As her sophomore year was about to start, activism and athletics unexpectedly converged for the first time in Mynk’s life. “There were rumors going around that players on the football team and student leaders on campus were going to take a knee at one of the games. I was also doing marching band then, and when the day came around, I was in my marching band uniform, and I told the band director, ‘Hey, I’m going to take a knee and I’m not playing the anthem for this game.’ He said, ‘OK, that’s fine.’
“But then, just one by one, everybody bailed. The whole entire team bailed. The student leaders said, ‘No, we can’t do it.’ I remember being so disappointed and so frustrated at the administration as well as the football coaches for discouraging all of them from taking part in the protest. It wasn’t until later that I learned that the administration and the coaches discouraged the football players from taking a knee and persuaded them to link arms on the field instead.”
Mynk said she was “angered at the boldness of the administration to persuade a team that had so many players that were willing to protest away from doing this. They were talked into linking arms for the BLM cause, but when it came time to actually do it on the field, an announcement was made that they were linking arms for the Vegas shootings that had occurred around the same time. The original message to protest police brutality was co-opted through the efforts of the administration.”
Mynk was determined to take a knee as a lacrosse player “even if I had to do it alone.”
And that’s exactly how it happened.
“I was alone,” Mynk recalls. “There were no other Black players on my team. I was by myself doing it, with no support. It was hard; it was scary. The athletic director tried to talk me out of it, similar [to] what happened on the football team. I had teammates come up to me, trying to talk me out of it. It was rough.”
In the aftermath of Mynk’s protest, “the school really tried to keep it quiet. They tried not to tell anyone, tried not to let it get out. But it got all the way to the president of the university and he did not respond well at all. I had to have meetings with the Title IX coordinator. I had to have meetings with the president and with the athletic director, because of how my team reacted to me.”
“Let your voice be heard. Let your story be heard. Reach out for support. Don’t let them gaslight you. What you’re experiencing is real. What you’re going through is valid.”

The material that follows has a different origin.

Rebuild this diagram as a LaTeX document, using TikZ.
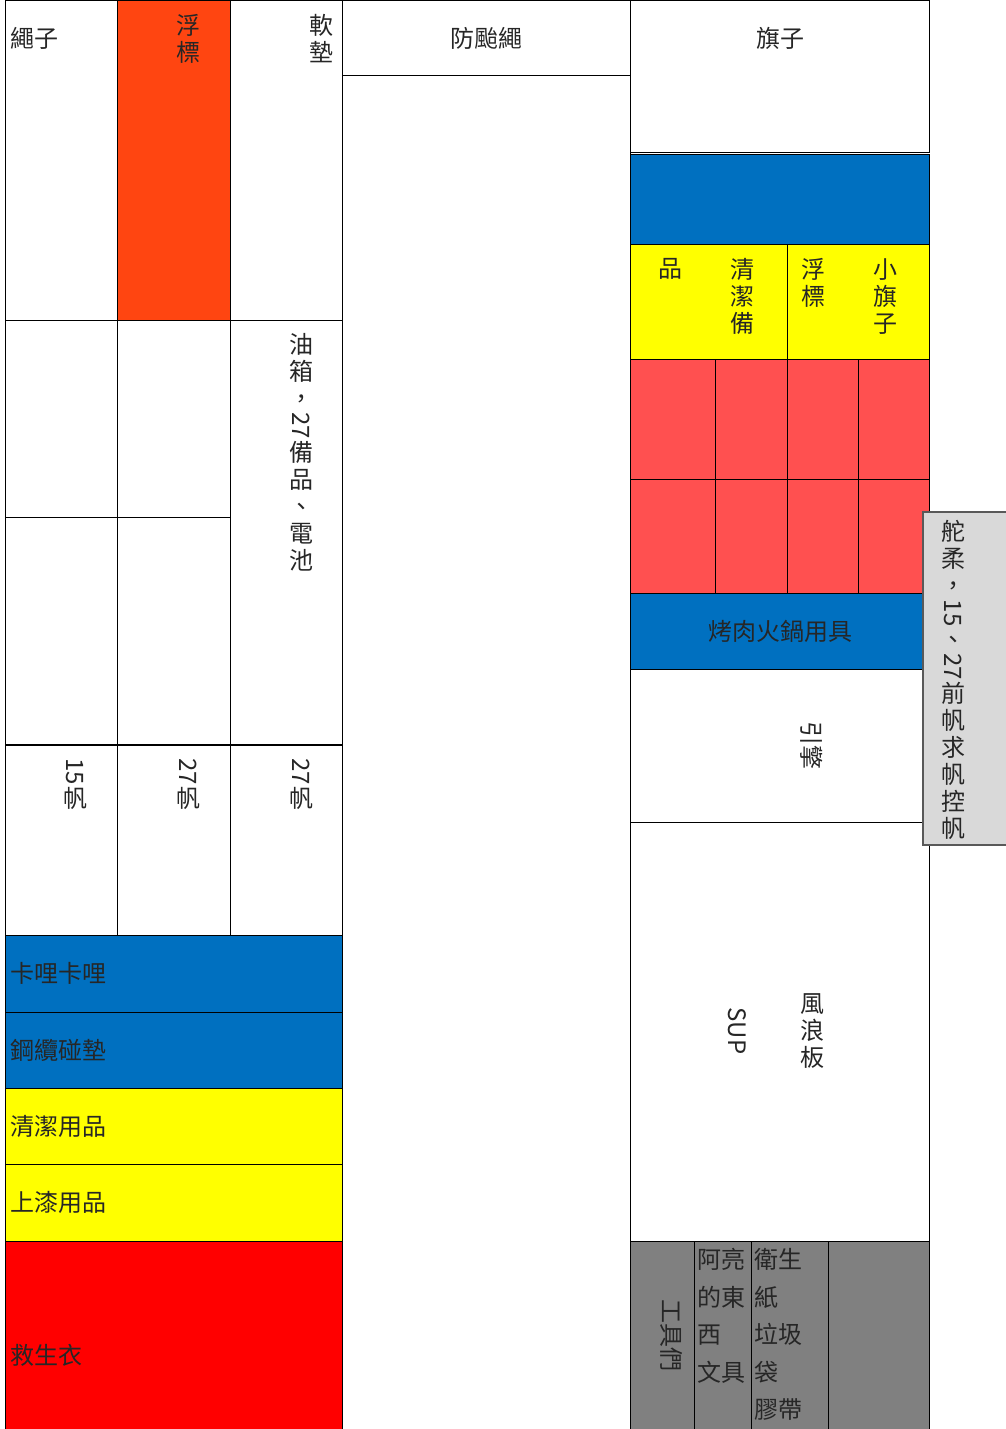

At one point in the conversation, the president “brought up the fact that he couldn’t possibly be racist because his daughter is dating a Black man. I pushed on through that and told him how my team attacked me. He was like, ‘Well, that’s just how the world is. You have to learn to defend yourself.’ And I said, ‘Well, first of all, I know how to defend myself, but I should not be put into an environment where I would have to. My team should not be allowed to react that way.’ ”
During her sophomore season, in 2018, Mynk began taking a knee and did so for every single game for the rest of her lacrosse career at North Central. When we spoke, Mynk told me that she does not see herself standing for the anthem ever again: “Not [when I see] the way this country treats Black people, people of color, and marginalized groups. I refuse to stand for the anthem until this country stands for everyone.”
Mynk is still aghast when she remembers some of the arguments that her teammates would throw at her. “They would say things like, ‘I can’t look my family in the eye and tell them that you’re doing this, that you’re taking a knee. My brother is in the military, and he looks up to you.’ ” Mynk would respond, “ ‘I don’t know your family and I’ve never had a conversation with your brother before in my life. What are you talking about?’ ”
It was galling for her to have these teammates play the victim, as if this were something she was doing to them. “We had a team meeting,” she recalled, still flabbergasted at the fragility on display. “This is probably one of the most ridiculous parts. The athletic directors were there. My coaches were there. The whole meeting was about them trying to get me to not take a knee.”
One player said of a teammate, “She’s been crying all week because of what you’re trying to do. Please don’t take a knee. We’ll go with you to BSA meetings. You’re hurting our team. Your peaceful protest is hurting our team. You’re not being a good leader. Can we link arms instead?”
As Mynk remembered, “They ganged up to get me not to do it, and the coaches just stood there and let it happen! The athletic directors sat there and let them attack me for this hour-long team meeting. This one teammate had written me an open letter about her pain. It was ridiculous.”
In fact, Mynk wasn’t entirely alone. Her mother and grandmother went to every game, home and away, and without fail took a knee with her.
“There was this one game when this one dad was cursing at my mom,” she said. “He was also yelling at me from the stands, calling me lazy, telling me to run faster. And it got to the point where he had to get kicked out of the stadium. The North Central parents were so bad that parents from other schools would cheer for me out of sympathy because of how awful they were.”
I ask Mynk what lessons she would want to pass on. Her response: “Let your voice be heard. Let your story be heard. Reach out for support. I waited too late to reach out to people. There were days where I would leave practice in tears because of how they were treating me. I would try to talk to them and they would ignore me or roll their eyes at me. Don’t let them gaslight you. What you’re experiencing is real. What you’re going through is valid. Reach out for help and continue fighting the good fight.”